An unrelated story from the Wall Street Journal screamed: "Fusion Startups Step in to Realize Decades-Old Clean Power Dream." It turns out
that two dozen startup companies have been quietly chasing the long-held dream
of squeezing together atoms to generate clean electricity.
Fusion is the same process that powers the sun and hydrogen bombs—a reaction in which two hydrogen atoms combine, or fuse, to form an atom of helium; in this process, some of the mass of the hydrogen is converted to energy. The good news is that the process generates no greenhouse emissions and limited radioactivity. But there is a catch: As the atoms resist each other, the need to overcome that resistance takes immense strength in the form of large and incredibly expensive reactors. As the Wall Street Journal story says, advances in computing, precision machinery, and synthetic materials have allowed scientists to design reactors at a fraction of the size and cost of previous versions.
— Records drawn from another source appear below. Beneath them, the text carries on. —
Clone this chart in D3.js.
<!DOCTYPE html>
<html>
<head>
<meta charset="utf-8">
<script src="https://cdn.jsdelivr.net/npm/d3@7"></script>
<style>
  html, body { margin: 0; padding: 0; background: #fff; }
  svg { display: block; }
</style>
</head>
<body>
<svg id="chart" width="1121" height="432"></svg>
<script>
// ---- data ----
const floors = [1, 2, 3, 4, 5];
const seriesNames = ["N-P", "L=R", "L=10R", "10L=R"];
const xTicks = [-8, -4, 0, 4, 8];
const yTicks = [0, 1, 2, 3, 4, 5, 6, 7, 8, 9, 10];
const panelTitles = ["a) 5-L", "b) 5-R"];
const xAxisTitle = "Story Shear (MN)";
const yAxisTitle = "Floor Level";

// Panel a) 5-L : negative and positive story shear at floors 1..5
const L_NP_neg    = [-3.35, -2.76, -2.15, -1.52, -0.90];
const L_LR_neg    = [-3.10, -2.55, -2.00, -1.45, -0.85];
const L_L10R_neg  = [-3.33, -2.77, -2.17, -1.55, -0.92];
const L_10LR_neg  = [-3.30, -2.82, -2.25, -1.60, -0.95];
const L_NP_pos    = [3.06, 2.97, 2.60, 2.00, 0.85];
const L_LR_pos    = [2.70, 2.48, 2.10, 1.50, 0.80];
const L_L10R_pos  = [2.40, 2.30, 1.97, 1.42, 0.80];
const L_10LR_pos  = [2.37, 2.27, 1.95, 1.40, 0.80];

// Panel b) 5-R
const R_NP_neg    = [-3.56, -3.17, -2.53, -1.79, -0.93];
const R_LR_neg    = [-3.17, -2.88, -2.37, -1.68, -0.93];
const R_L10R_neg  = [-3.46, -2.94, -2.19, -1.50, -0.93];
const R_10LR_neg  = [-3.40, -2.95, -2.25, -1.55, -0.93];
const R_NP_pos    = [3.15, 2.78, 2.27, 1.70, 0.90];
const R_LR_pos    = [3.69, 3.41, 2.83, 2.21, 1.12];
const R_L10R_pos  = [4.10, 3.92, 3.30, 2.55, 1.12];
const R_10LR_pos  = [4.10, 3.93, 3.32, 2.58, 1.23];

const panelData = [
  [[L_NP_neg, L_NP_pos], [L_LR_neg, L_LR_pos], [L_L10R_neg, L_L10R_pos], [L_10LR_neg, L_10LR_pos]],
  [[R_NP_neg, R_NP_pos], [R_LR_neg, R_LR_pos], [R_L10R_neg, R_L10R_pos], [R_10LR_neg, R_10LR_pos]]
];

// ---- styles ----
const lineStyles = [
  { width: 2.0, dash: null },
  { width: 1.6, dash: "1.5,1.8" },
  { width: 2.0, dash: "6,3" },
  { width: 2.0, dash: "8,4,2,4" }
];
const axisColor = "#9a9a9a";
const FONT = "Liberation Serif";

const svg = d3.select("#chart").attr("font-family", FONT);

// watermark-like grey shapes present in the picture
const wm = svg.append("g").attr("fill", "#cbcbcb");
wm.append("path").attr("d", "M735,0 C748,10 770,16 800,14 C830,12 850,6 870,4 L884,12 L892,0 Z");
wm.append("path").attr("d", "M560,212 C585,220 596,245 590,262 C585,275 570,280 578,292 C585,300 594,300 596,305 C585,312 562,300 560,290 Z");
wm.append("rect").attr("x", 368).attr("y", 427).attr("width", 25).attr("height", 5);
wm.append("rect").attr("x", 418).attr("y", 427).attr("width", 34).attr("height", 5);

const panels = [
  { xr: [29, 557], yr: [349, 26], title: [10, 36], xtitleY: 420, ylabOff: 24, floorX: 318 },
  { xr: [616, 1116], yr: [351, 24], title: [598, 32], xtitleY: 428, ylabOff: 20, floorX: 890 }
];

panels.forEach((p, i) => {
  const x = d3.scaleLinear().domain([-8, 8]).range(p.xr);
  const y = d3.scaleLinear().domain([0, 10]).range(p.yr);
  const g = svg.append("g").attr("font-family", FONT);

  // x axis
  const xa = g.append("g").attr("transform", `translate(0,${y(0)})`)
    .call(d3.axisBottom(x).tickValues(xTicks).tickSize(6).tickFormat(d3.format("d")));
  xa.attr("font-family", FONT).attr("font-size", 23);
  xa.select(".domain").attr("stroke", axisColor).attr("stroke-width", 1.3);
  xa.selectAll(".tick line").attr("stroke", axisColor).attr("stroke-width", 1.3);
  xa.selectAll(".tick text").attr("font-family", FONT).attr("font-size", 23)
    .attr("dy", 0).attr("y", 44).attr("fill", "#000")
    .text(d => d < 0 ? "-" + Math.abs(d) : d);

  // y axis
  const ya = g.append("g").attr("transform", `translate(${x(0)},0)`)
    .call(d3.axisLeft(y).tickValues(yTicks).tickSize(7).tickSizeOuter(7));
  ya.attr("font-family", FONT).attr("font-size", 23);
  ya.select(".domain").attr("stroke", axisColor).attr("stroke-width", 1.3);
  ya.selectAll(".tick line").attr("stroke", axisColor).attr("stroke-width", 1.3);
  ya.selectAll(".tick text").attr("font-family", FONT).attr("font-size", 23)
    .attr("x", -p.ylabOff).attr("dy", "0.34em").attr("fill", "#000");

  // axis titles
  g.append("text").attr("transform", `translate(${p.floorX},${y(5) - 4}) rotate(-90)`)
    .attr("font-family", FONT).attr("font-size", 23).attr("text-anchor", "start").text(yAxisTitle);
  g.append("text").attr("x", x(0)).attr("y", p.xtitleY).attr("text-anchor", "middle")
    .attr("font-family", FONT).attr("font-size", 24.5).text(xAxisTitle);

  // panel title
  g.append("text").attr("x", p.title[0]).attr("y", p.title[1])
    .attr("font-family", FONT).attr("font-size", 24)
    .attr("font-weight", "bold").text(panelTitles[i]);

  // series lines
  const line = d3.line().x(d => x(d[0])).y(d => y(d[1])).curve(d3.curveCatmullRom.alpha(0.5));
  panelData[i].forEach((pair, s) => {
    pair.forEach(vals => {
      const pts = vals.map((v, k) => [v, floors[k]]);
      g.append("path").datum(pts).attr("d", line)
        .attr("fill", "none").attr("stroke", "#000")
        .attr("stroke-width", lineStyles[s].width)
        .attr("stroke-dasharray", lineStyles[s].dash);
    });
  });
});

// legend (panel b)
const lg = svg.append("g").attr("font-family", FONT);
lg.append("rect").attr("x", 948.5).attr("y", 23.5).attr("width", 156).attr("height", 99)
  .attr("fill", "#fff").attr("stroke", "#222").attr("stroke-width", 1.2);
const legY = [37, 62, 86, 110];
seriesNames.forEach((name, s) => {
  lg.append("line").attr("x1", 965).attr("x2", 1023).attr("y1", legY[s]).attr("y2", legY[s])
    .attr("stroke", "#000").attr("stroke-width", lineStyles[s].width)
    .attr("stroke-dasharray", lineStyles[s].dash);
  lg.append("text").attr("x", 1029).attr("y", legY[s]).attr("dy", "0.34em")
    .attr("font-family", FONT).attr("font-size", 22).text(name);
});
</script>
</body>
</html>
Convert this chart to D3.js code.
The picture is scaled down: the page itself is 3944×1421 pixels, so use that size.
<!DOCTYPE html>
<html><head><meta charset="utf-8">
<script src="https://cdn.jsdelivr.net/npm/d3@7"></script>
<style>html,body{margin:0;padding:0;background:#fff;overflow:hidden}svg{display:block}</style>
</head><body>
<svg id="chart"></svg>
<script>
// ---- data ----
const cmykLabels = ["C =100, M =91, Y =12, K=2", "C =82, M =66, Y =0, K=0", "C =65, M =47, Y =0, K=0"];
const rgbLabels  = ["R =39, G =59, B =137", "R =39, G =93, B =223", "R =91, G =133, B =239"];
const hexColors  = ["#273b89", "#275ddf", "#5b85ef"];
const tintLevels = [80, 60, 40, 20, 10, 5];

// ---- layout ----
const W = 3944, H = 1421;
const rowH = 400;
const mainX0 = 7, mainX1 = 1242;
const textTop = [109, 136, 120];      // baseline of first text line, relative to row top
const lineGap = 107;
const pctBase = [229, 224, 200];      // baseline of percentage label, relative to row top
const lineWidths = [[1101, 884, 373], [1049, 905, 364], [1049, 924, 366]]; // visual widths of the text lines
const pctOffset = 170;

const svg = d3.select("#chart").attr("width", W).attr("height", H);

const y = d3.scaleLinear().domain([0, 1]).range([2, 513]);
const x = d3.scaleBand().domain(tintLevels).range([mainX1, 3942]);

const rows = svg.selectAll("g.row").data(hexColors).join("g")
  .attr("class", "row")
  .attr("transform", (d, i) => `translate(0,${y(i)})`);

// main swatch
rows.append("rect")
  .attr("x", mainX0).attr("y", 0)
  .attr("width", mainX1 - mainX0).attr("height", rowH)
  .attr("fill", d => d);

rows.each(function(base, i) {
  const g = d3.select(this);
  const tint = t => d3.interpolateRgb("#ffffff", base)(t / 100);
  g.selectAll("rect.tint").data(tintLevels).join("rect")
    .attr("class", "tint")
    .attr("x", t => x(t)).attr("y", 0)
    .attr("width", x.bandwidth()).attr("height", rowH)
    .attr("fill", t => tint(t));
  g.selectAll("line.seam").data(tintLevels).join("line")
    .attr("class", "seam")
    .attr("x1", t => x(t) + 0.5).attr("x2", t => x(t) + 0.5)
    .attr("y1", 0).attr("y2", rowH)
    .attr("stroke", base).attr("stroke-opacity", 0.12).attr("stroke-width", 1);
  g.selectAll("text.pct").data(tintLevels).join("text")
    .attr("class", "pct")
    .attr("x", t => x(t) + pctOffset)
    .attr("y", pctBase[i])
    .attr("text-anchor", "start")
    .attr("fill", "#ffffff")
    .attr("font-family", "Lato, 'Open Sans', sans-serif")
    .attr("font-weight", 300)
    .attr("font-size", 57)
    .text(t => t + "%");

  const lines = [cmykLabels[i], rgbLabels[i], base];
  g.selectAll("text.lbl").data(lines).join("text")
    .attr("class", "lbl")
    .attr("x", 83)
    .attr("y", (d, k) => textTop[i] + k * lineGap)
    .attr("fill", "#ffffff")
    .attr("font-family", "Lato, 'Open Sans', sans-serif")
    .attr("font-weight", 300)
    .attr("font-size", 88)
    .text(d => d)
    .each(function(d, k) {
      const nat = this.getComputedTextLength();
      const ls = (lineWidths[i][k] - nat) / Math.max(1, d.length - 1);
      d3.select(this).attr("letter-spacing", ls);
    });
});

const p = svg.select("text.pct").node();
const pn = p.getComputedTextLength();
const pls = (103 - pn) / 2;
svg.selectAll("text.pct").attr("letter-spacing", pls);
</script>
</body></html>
With lower price tags, fusion is within reach of private investors, who are enabling venture companies to grow.
Back to Earth
For a dose of market reality, another story’s headline brought me back down to earth: "Google Shuts Down Its Moonshot
Wind Energy Unit Makani." Google parent Alphabet Inc. is closing its subsidiary
Makani Technologies, which had been working on wind energy projects. The move
is part of Alphabet’s efforts to rein in spending on experimental technology in
favor of its core internet business. Makani was started in 2006 with the goal
of making kites that could harness wind power and in an attempt to replace more
expensive turbines. Google acquired the startup in 2013, placing Makani inside
its X Development lab with other moonshot concepts such as self-driving cars.
Despite the Makani shutdown, there are reasons to be hopeful about new technology breakthroughs for clean and plentiful energy sources, whether from fusion or thin air. These efforts dovetail with our vision of the energy sector, which is in the midst of a major transformation, moving from traditional solutions to a dynamic, clean, and intelligent Energy Cloud.